The Tweet scheduler is closing down. I got an email recently saying:

"We're shutting down
As many of you are aware our access to the Twitter API was unexpectedly suspended by Twitter on February 24, 2020. Without API access Twuffer is unable to communicate with Twitter.
After several months of unsuccessful attempts to contact Twitter and restore access we are forced to shut down.
All Twuffer data will be deleted on June 5, 2020. If you'd like to export any unsent Tweets you can do so until that date. After that all data will be permanently deleted."

Twitter vs. Trump

The orange idiot is hammering Twitter for fact checking him... but he is a lying git, so...?

Argos Product Range and UI

I recently complimented Argos on their delivery system.

On the other hand, regarding their online ordering system, while desktop browser access is okay, there are ocassional issues on mobile devices. I gave up trying to order on mobile because the experience is too slow and glitchy, for example, sometimes the progress spinner would just stall.

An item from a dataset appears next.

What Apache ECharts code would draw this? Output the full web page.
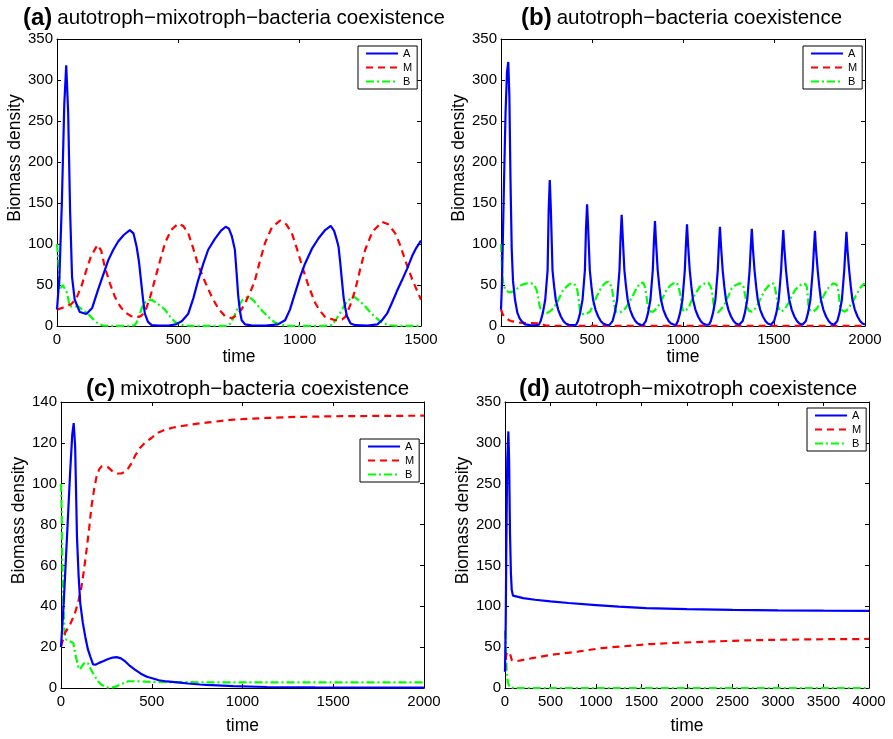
<!DOCTYPE html>
<html>
<head>
<meta charset="utf-8">
<script src="https://cdn.jsdelivr.net/npm/echarts@6/dist/echarts.min.js"></script>
<style>html,body{margin:0;padding:0;background:#fff}#chart{width:893px;height:739px}</style>
</head>
<body>
<div id="chart"></div>
<script>
// ---------- DATA ----------
// Panel (a): autotroph-mixotroph-bacteria coexistence, time 0..1500
const aA = [[0,20],[10,60],[20,150],[30,270],[38,318],[46,260],[54,140],[62,60],[73,32],[94,17],[121,14.6],[145,22],[169,44],[190,62],[211,80],[232,93],[252,103],[275,111],[300,117],[315,113],[328,97],[338,78],[346,56],[354,34],[362,15],[375,5],[390,1],[420,0.5],[460,0.6],[490,2],[515,6],[541,15],[562,34],[582,56],[603,76],[623,93],[650,106],[675,116],[695,121],[708,119],[720,110],[733,93],[740,65],[747,36],[754,18],[761,7],[775,2],[800,0.8],[860,0.5],[910,2],[940,7],[960,20],[981,40],[1002,60],[1022,76],[1050,94],[1078,107],[1105,117],[1128,122],[1142,116],[1152,106],[1160,97],[1167,78],[1174,56],[1181,35],[1188,22],[1195,12],[1210,3],[1230,1],[1280,0.5],[1320,2],[1339,7],[1360,15],[1380,28],[1400,42],[1422,56],[1443,70],[1463,85],[1480,95],[1500,104]];
const aM = [[0,20],[20,22],[40,24],[60,27],[80,34],[100,48],[121,68],[140,85],[167,99],[182,92],[197,72],[218,52],[238,36],[260,24],[280,17],[305,12],[328,10.6],[345,12],[362,17],[382,33],[403,56],[425,80],[445,101],[470,117],[500,125],[520,122],[541,113],[560,96],[582,74],[610,54],[637,36],[665,21],[692,12],[720,9.5],[740,13],[760,20],[775,28],[795,40],[816,56],[837,80],[857,101],[885,120],[919,128.6],[945,124],[968,113],[988,95],[1009,74],[1035,50],[1064,28],[1085,18],[1105,11],[1146,7],[1175,8],[1188,11],[1208,25],[1229,44],[1250,70],[1270,93],[1300,115],[1339,127],[1365,124],[1394,113],[1415,98],[1435,80],[1465,56],[1500,32]];
const aB = [[0,100],[4,99],[8,70],[11,44],[16,45],[24,50],[32,52],[42,40],[52,24],[70,24],[87,24],[105,20],[128,15],[150,8],[169,3],[190,0.5],[230,0.1],[300,0.1],[321,1],[335,8],[345,18],[355,26],[372,31],[390,32],[415,27],[445,20],[465,12],[486,5],[510,1.5],[530,0.3],[600,0.1],[700,0.2],[715,3],[730,12],[747,24],[765,32],[789,36],[810,31],[830,24],[850,17],[871,11],[895,5],[926,1],[960,0.2],[1100,0.2],[1133,1],[1150,8],[1165,15],[1174,20],[1195,30],[1222,36],[1245,31],[1270,24],[1290,17],[1311,11],[1335,5],[1366,1],[1400,0.2],[1500,0.1]];

// Panel (b): autotroph-bacteria coexistence, time 0..2000
const bA = [[0,20],[5,50],[9,93],[16,170],[25,260],[33,310],[40,322],[46,280],[52,180],[59,93],[66,55],[77,32],[90,16],[103,9],[117,5],[132,2],[160,1],[190,0.8],
 [208,1.5],[218,6],[230,16],[243,32],[256,68],[262,142],[268,178],[274,142],[283,68],[292,48],[301,32],[314,20],[329,11.6],[343,6],[356,3],[373,1.5],[390,1],
 [413,1.5],[423,6],[435,16],[448,32],[461,68],[467,119],[473,148.5],[479,119],[488,68],[497,48],[506,32],[519,20],[534,11.6],[548,6],[561,3],[578,1.5],[595,1],
 [603,1.5],[613,6],[625,16],[638,32],[651,68],[657,108],[663,135.5],[669,108],[678,68],[687,48],[696,32],[709,20],[724,11.6],[738,6],[751,3],[768,1.5],[780,1],
 [786,1.5],[796,6],[808,16],[821,32],[834,68],[840,102],[846,128],[852,102],[861,68],[870,48],[879,32],[892,20],[907,11.6],[921,6],[934,3],[951,1.5],
 [962,1.5],[972,6],[984,16],[997,32],[1010,68],[1016,99],[1022,124],[1028,99],[1037,68],[1046,48],[1055,32],[1068,20],[1083,11.6],[1097,6],[1110,3],[1127,1.5],
 [1143,1.5],[1153,6],[1165,16],[1178,32],[1191,68],[1197,97],[1203,121],[1209,97],[1218,68],[1227,48],[1236,32],[1249,20],[1264,11.6],[1278,6],[1291,3],[1308,1.5],
 [1318,1.5],[1328,6],[1340,16],[1353,32],[1366,68],[1372,95],[1378,118.5],[1384,95],[1393,68],[1402,48],[1411,32],[1424,20],[1439,11.6],[1453,6],[1466,3],[1483,1.5],
 [1491,1.5],[1501,6],[1513,16],[1526,32],[1539,68],[1545,94],[1551,117],[1557,94],[1566,68],[1575,48],[1584,32],[1597,20],[1612,11.6],[1626,6],[1639,3],[1656,1.5],
 [1665,1.5],[1675,6],[1687,16],[1700,32],[1713,68],[1719,93],[1725,116],[1731,93],[1740,68],[1749,48],[1758,32],[1771,20],[1786,11.6],[1800,6],[1813,3],[1830,1.5],
 [1838,1.5],[1848,6],[1860,16],[1873,32],[1886,68],[1892,92],[1898,115],[1904,92],[1913,68],[1922,48],[1931,32],[1944,20],[1959,11.6],[1973,6],[1986,3],[2000,1.8]];
const bM = [[0,20],[10,14],[20,11],[29,9],[45,7],[56,6],[80,5],[105,4],[130,3.5],[170,3.5],[203,3.3],[220,2.5],[230,1],[245,0.5],[300,0.3],[600,0.2],[1000,0.2],[1500,0.2],[2000,0.2]];
const bB = [[0,100],[4,80],[8,60],[14,50],[25,44],[45,41],[65,42],[85,45],[105,49],[123,51],[145,52],[169,52],[185,49],[196,44],[204,35],[211,26],[218,20],[224,17.5],[238,15.5],[251,15.5],[270,18],[288,21.6],[306,28],[324,36],[342,44],[361,48],[375,51],[389,52],[403,51.5],[412,50],[419,44],[425,36],[430,26],[434,17.5],[443,14.5],[452,13.4],[470,15],[489,17.5],[507,26],[526,36],[544,44],[562,50],[576,53],[590,54],[600,52],[608,48],[615,38],[621,27.7],[627,21],[632,17.5],[645,16.5],[663,17.5],[677,20],[691,24],[709,31],[727,38],[745,46],[764,52],[782,53],[790,48],[797,40],[803,30],[810,19.5],[823,17.5],[837,17.5],[856,22],[874,27.7],[892,36],[910,44],[928,49],[947,52],[965,53],[975,48],[984,40],[991,30],[998,19.5],[1011,17.5],[1020,17.5],[1034,24],[1048,31.6],[1070,40],[1093,48],[1116,51.5],[1139,53],[1150,49],[1158,44],[1165,32],[1172,19.5],[1194,16.8],[1212,21],[1231,27.7],[1250,37],[1268,46],[1290,50],[1313,52],[1330,50],[1337,48],[1343,36],[1350,23.6],[1363,18.5],[1378,17.5],[1396,21],[1414,27.7],[1432,36],[1451,44],[1470,49],[1487,52],[1500,51.5],[1506,50],[1513,38],[1520,25.6],[1530,19],[1542,17.5],[1560,21],[1579,27.7],[1597,36],[1616,44],[1638,49],[1661,52],[1673,51],[1680,48],[1685,38],[1689,25.6],[1700,19],[1716,17.5],[1735,21],[1753,27.7],[1771,36],[1790,44],[1808,49],[1826,52],[1840,51],[1850,48],[1857,36],[1863,23.6],[1875,19],[1890,17.5],[1908,21],[1927,27.7],[1950,37],[1973,46],[1987,50],[2000,52]];

// Panel (c): mixotroph-bacteria coexistence, time 0..2000
const cA = [[0,20],[15,41.6],[33,74],[50,105],[62,124],[70,129.7],[78,118],[88,74],[97,55],[106,41.6],[120,32],[134,25],[148,19],[161,15.5],[177,11.5],[190,11.4],[210,12.3],[235,13.2],[260,14.2],[285,14.9],[306,15.1],[330,14.5],[354,13],[380,10.8],[407,9],[440,7],[473,5.5],[498,4.9],[540,3.8],[583,3.2],[627,2.9],[700,2.2],[766,1.7],[801,1.5],[950,0.9],[1133,0.5],[1400,0.3],[1700,0.2],[2000,0.15]];
const cM = [[0,20.4],[22,27],[50,31],[77,36.7],[95,42],[113,49.7],[127,58],[141,67.7],[155,78],[168,88.9],[182,97],[196,103.6],[210,107],[223,108.5],[240,108.6],[260,108],[285,106],[310,105],[333,105],[355,106],[370,107.5],[388,110],[410,114],[435,117.5],[462,120],[500,122.5],[535,125],[580,126.7],[620,127.5],[718,129],[810,130],[950,131.4],[1133,132.2],[1300,132.7],[1500,133],[1750,133.2],[2000,133.3]];
const cB = [[0,100],[4,85],[8,60],[13,40],[20,27],[30,23.6],[45,23],[55,23.5],[68,22],[78,17],[86,13.8],[95,10.5],[104,9],[118,11],[132,12.6],[150,12],[168,8.5],[187,5.7],[205,3.2],[223,1.6],[240,0.8],[260,0.2],[285,0.3],[306,0.8],[335,2],[370,3.3],[420,3.3],[500,3],[600,2.9],[800,2.8],[1200,2.8],[1600,2.8],[2000,2.8]];

// Panel (d): autotroph-mixotroph coexistence, time 0..4000
const dA = [[0,20],[8,80],[15,180],[25,280],[37,314],[45,280],[55,189],[65,140],[74,120],[88,113],[103,111],[200,110],[330,108],[500,106],[698,104],[1000,101.5],[1250,99.5],[1550,97.8],[2000,96.5],[2500,95.6],[3000,95],[3500,94.6],[4000,94.3]];
const dM = [[0,20],[8,35],[18,43],[30,42],[45,44],[60,40],[75,34],[95,32],[110,32.5],[300,36.5],[514,40.7],[800,44.5],[1065,48.9],[1300,51],[1597,53.8],[1916,55.5],[2300,57],[2650,58.3],[3000,59],[3384,59.6],[4000,60]];
const dB = [[0,70],[6,60],[12,40],[19,18],[27,10],[37,5],[50,1],[65,0.2],[100,0],[1000,0],[2000,0],[3000,0],[4000,0]];

// Axis ranges / ticks
const xMax = [1500, 2000, 2000, 4000];
const yMax = [350, 350, 140, 350];
const yStep = [50, 50, 20, 50];
const xStep = 500;
const seriesNames = ['A', 'M', 'B'];
const titleTags = ['(a)', '(b)', '(c)', '(d)'];
const titleTexts = ['autotroph\u2212mixotroph\u2212bacteria coexistence', 'autotroph\u2212bacteria coexistence', 'mixotroph\u2212bacteria coexistence', 'autotroph\u2212mixotroph coexistence'];
const panelData = [[aA, aM, aB], [bA, bM, bB], [cA, cM, cB], [dA, dM, dB]];

// ---------- LAYOUT / STYLE ----------
const FONT = '"Liberation Sans", Arial, Helvetica, sans-serif';
const grids = [
  {left: 57, top: 39, width: 364, height: 287},
  {left: 501, top: 39, width: 364, height: 287},
  {left: 61, top: 402, width: 363, height: 286},
  {left: 505, top: 402, width: 364, height: 286}
];
const titlePos = [{left: 18, top: 0}, {left: 516, top: 0}, {left: 81, top: 371}, {left: 514, top: 371}];
const legendPos = [{left: 358, top: 46}, {left: 803, top: 46}, {left: 360, top: 439}, {left: 807, top: 408}];
const xNameGap = [22, 22, 29, 29];
const colors = ['#0000ff', '#ff0000', '#00ff00'];
const dashes = ['solid', [7, 5], [8, 3, 2, 3]];

const option = {
  backgroundColor: '#fff',
  animation: false,
  textStyle: {fontFamily: FONT},
  title: [], grid: [], xAxis: [], yAxis: [], legend: [], series: []
};

function axisLine() { return {show: true, onZero: false, lineStyle: {color: '#000', width: 1}}; }
function tick() { return {show: true, inside: true, length: 4, lineStyle: {color: '#000', width: 1}}; }
const plain = v => String(v);

for (let p = 0; p < 4; p++) {
  option.grid.push(Object.assign({containLabel: false}, grids[p]));
  option.title.push({
    left: titlePos[p].left, top: titlePos[p].top,
    text: '{b|' + titleTags[p] + '} {n|' + titleTexts[p] + '}',
    textStyle: {
      rich: {
        b: {fontFamily: FONT, fontWeight: 'bold', fontSize: 24, color: '#000', lineHeight: 26},
        n: {fontFamily: FONT, fontWeight: 'normal', fontSize: 20.5, color: '#000', lineHeight: 26}
      }
    }
  });
  // bottom x axis
  option.xAxis.push({
    type: 'value', gridIndex: p, min: 0, max: xMax[p], interval: xStep, position: 'bottom',
    name: 'time', nameLocation: 'middle', nameGap: xNameGap[p],
    nameTextStyle: {fontSize: 17.5, color: '#000', fontFamily: FONT},
    axisLine: axisLine(), axisTick: tick(), splitLine: {show: false},
    axisLabel: {fontSize: 15, color: '#000', margin: 6, fontFamily: FONT, formatter: plain}
  });
  // top x axis (ticks only)
  option.xAxis.push({
    type: 'value', gridIndex: p, min: 0, max: xMax[p], interval: xStep, position: 'top',
    axisLine: axisLine(), axisTick: tick(), splitLine: {show: false}, axisLabel: {show: false}
  });
  // left y axis
  option.yAxis.push({
    type: 'value', gridIndex: p, min: 0, max: yMax[p], interval: yStep[p], position: 'left',
    name: 'Biomass density', nameLocation: 'middle', nameGap: 33, nameRotate: 90,
    nameTextStyle: {fontSize: 17.5, color: '#000', fontFamily: FONT, padding: [0, 0, 0, 49]},
    axisLine: axisLine(), axisTick: tick(), splitLine: {show: false},
    axisLabel: {fontSize: 15, color: '#000', margin: 4, fontFamily: FONT, formatter: plain}
  });
  // right y axis (ticks only)
  option.yAxis.push({
    type: 'value', gridIndex: p, min: 0, max: yMax[p], interval: yStep[p], position: 'right',
    axisLine: axisLine(), axisTick: tick(), splitLine: {show: false}, axisLabel: {show: false}
  });
  option.legend.push({
    left: legendPos[p].left, top: legendPos[p].top, orient: 'vertical',
    data: seriesNames, itemWidth: 32, itemHeight: 11, itemGap: 3,
    padding: [2, 5, 2, 7], backgroundColor: '#fff', borderColor: '#000', borderWidth: 1,
    borderRadius: 0, selectedMode: false,
    itemStyle: {color: 'rgba(0,0,0,0)', borderWidth: 0, opacity: 0},
    lineStyle: {width: 2},
    textStyle: {fontSize: 11, color: '#000', fontFamily: FONT, lineHeight: 11}
  });
  for (let s = 0; s < 3; s++) {
    option.series.push({
      type: 'line', name: seriesNames[s], data: panelData[p][s],
      xAxisIndex: p * 2, yAxisIndex: p * 2,
      showSymbol: false, symbol: 'none', smooth: false,
      lineStyle: {color: colors[s], width: 2.2, type: dashes[s]},
      itemStyle: {color: colors[s]},
      z: 3 - s, clip: true
    });
  }
}

const chart = echarts.init(document.getElementById('chart'), null, {renderer: 'canvas'});
chart.setOption(option);
</script>
</body>
</html>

Another annoyance is that you know have to dig into a dropdown list just to read the product deatils. Why? What is the point of that? Why make the user work harder. I hate most UI designers.

Final annoyance---what the hell happened to their extensive product lines? I rememebr a time when you could buy almost anything. Now? Not so much. It's as if most retailers have just given up. I wonder why... Oh. Amazon.

(If you're not in the UK, Argos is a UK catalogue shop).

Press Events

Before all hell broke loose globally, I was about to start accepting invitation to press events once more and start talking and writing about them. I used to get them because I am a journalist and occasionally interviewed the right people. My enthusiasm for such things dribbled away since I was gradually involuntarily benched as a freelance journalist a few years ago, when there was no interest paying for my work, i.e. newspaper and blog editors suddenly wanted freebies; a situation familiar to most freelancers. The benching was a foreshadowing of furloughing perhaps; though a furlough that wended it's way into the infinite.

That changed this year when I thought to myself, if fellow bloggers and podcasters don't get press invitations, maybe it's a opportunity cover events that only the big media outlets can usually get into. In fact, I have missed a few unbelievable opportunities, but, in my defence, social anxiety was a strong factor too.

Then this buggeration happened.

Of course, when this hell is finally over, and my life is no longer on hold, I will have to reach out to those PR people to remind them that I still exist and ask them to please get me back on those lists.

This time I'm determined to get back into freelance journalism, even if I don't get paid immediately. I need something that makes me feel, if not important, at least not on the scrapheap. Everyone needs that.

At least they'll be free food and entertainment. Hey... "louche adventurer"!